Seçmenler, siyasi kararlarını gerek şekillendirmek gerekse desteklemek anlamında seçim anketlerini dikkatli bir biçimde takip etmektedir. Doğru analizlerin ve değerlendirilmelerin yapılması için de seçim anketlerinin iyi okunması gerekmektedir.
Her seçim öncesi farklı araştırma şirketleri tarafından gerek il bazında gerekse ülke bazında seçim anketleri yapılmaktadır. Yapılan seçim anketleri siyasi propagandaya etki etmesi, şekillendirmesi, siyasilere yön vermesi ve durum analizi yapmalarında önemli bir veri toplama aracı ve araştırma yöntemidir.
Seçim anketlerini hazırlayan, uygulayan ve kamuoyu ile paylaşan birden çok araştırma şirketi vardır ancak ortaya konulan sonuçların birbirleri ile tutarlılık göstermemesi anketlerin geçerliliği ve özellikle güvenilirliği noktasında kamuoyunda soru işaretleri oluşturduğu da bir gerçektir. Bu sebeple anketlerin manipüle edildiğini ve seçmende bir algı meydana getirdiğini söylemek mümkündür.
Anketlerde temel de iki sonuç paylaşılır. Sonuçlardan ilki, anket sürecinde tercihini ve kararını bizzat söyleyen seçmenlerden elden edilen sonuçlardır. Diğeri ise “kararsızlar dağıtıldıktan sonra” çıkan sonuç yüzdesidir. Bu noktada kararsız seçmenin oyu nasıl dağıtılıyor sorusunu sormakta fayda var. Zira kararsızların dağılımından sonra elde edilen sonuçlar kamuoyunda daha çok dikkate alınmaktadır. Kararsızlar harici elde edilen sonuçlar yüzdelik olarak değerlendirilir, ardından kararsız seçmen sayısı ilk durumda partilerin aldıkları yüzdeler oranında dağıtılır. Yanıltıcılık ve hata da tam bu noktada başlar.
Anketlerde nasıl ki sapma ve hata payı varsa kararsızların dağılımında da hata vardır.
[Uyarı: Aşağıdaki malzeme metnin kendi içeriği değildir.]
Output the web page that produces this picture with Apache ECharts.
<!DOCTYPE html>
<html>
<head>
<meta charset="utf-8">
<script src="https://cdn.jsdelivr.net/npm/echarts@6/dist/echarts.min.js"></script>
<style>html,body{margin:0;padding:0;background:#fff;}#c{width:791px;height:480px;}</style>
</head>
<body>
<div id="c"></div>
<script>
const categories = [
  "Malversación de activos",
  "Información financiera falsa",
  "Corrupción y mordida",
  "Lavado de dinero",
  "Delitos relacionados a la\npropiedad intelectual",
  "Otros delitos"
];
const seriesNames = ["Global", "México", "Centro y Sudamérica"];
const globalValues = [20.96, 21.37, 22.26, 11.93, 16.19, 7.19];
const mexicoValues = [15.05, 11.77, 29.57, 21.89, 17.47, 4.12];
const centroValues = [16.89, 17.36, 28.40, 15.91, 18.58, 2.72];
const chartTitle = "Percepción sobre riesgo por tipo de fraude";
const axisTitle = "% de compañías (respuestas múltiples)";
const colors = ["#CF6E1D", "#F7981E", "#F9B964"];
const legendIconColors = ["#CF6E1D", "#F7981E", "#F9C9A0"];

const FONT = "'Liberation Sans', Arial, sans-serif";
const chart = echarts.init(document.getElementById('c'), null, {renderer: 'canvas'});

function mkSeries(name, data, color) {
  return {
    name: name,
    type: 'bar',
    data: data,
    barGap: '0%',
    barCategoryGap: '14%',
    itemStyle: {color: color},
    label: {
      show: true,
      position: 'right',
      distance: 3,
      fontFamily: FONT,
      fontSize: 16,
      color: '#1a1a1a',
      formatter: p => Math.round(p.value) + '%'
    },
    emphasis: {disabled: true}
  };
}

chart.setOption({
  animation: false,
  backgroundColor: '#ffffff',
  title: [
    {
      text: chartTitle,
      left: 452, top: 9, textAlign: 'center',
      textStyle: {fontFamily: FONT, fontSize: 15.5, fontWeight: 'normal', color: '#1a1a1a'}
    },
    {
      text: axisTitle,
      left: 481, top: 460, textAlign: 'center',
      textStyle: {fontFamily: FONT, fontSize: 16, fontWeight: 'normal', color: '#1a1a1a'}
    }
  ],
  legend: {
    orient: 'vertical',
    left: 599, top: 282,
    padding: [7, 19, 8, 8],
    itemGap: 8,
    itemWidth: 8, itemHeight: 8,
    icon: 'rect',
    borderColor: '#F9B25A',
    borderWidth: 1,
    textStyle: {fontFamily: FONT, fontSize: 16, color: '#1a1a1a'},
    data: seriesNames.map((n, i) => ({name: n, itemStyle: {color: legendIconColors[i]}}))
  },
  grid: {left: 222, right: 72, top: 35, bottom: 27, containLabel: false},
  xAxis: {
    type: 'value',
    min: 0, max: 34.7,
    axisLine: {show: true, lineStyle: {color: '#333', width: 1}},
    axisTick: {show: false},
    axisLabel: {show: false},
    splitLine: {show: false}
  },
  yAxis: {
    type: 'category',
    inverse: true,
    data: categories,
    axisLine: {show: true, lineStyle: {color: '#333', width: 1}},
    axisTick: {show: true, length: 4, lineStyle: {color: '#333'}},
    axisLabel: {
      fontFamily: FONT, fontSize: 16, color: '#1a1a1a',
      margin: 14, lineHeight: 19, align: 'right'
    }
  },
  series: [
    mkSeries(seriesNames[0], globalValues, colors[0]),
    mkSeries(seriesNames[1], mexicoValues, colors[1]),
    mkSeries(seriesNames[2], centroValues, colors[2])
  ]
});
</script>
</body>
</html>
Çünkü kararsızların hangi partiye gideceğini kestiremeyiz. Seçime giren ancak anketlerde zikredilmeyen partilere de kayma eğilimini göz ardı edemeyiz. Ayrıca seçim günü sandığa gitmeyen seçmenler ya da kasıtlı olarak geçersiz oy kullanacak seçmenlerde vardır. Bu sebeple yapılan seçim anketlerinde kararsızlar dışında elde edilen sonuçları dikkate almak daha doğru olacaktır.
Kararsızlar, siyaset biliminde “yüzen oy” olarak isimlendirilmektedir. Siyasi partilerin hedef kitlelerini de işte bu kesim oluşturmaktadır. Aslında siyasi partiler kararsızların oylarına taliptir. Taleplerini farklı projeler, söylemler, tutundurma faaliyetleri gibi iletişim unsurlarını kullanarak seçmene ulaşmayı hedeflemektedir.
Açıklanan anketlerde, “kararsızların” durumu her seçimde olduğu gibi bu seçimde de birçok bölgede sonucu belirleyecektir. Kararsızların karara varmaları seçim günü son saatlere kadar devam etmektedir. Öyle ki, ülkemizde sandık başında karar veren seçmen sayısı da azımsanmayacak durumdadır. Bizim için önemli olan anketleri araştırma yöntem ve tekniği perspektifinde değerlendirmektedir. Yapılan bu değerlendirmeler bizleri “bilinçli seçmen” kılmaktadır.